18. The method, as set forth in claim 17, comprising storing a voice command in memory, wherein the voice command associates one of the plurality of numeric digits to one of the plurality of alphabetic characters.

19. The method, as set forth in claim 17, wherein the audio input device is a microphone disposed within a vehicle.

20. The method, as set forth in claim 17, wherein the audio input device is a microphone within the communication device.

21. The method, as set forth in claim 17, comprising storing the one of the plurality of numeric digits in memory.

22. The method, as set forth in claim 17, comprising activating the voice recognition mode to receive the voice command.

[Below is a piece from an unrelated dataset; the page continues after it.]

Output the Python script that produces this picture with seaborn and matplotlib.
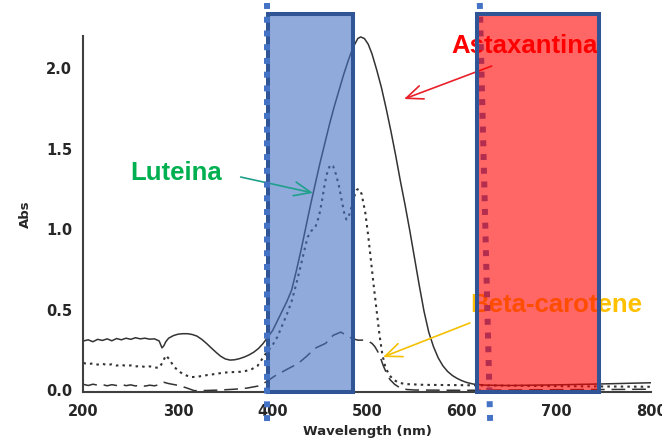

23. A method of operating a communication device, the method comprising the acts of:

storing a first voice command into a memory;

associating the first voice command to one of a plurality of numeric digits if the first voice command is an alphabetic character;

receiving a second voice command;

comparing the first voice command to the second voice command; and

translating the second voice command into one of the plurality of numeric digits if the first voice command corresponds to the second voice command.

24. The method, as set forth in claim 23, comprising presenting the one of the plurality of numeric digits to a display if the first voice command is similar to the second voice command.

25. The method, as set forth in claim 23, comprising coupling an interface module in a vehicle to the communication device.

26. The method, as set forth in claim 25, wherein receiving the second voice command comprises utilizing a microphone coupled to the interface module and disposed within the vehicle.

27. A method of manufacturing a communication device comprising the acts of:

providing a control module having a processor and a memory for storing a plurality of voice commands;

coupling a microphone to the control module for entering audio;

coupling a display to the control module for presenting information; and

configuring an program within the memory to:

receive audio from the microphone; and

translate the audio into a numeric digit if the audio is similar to a stored voice command, wherein the voice command is one of a plurality of alphabetic characters.

28. The method, as set forth in claim 27, comprises coupling a transceiver module to the control module.

29. The method, as set forth in claim 27, comprises coupling a port to the control module.

30. The method, as set forth in claim 29, comprises configuring the program to communicate with an interface module within a vehicle through the port.

31. The method, as set forth in claim 29, comprises configuring the program to communicate with a microphone external to communication device.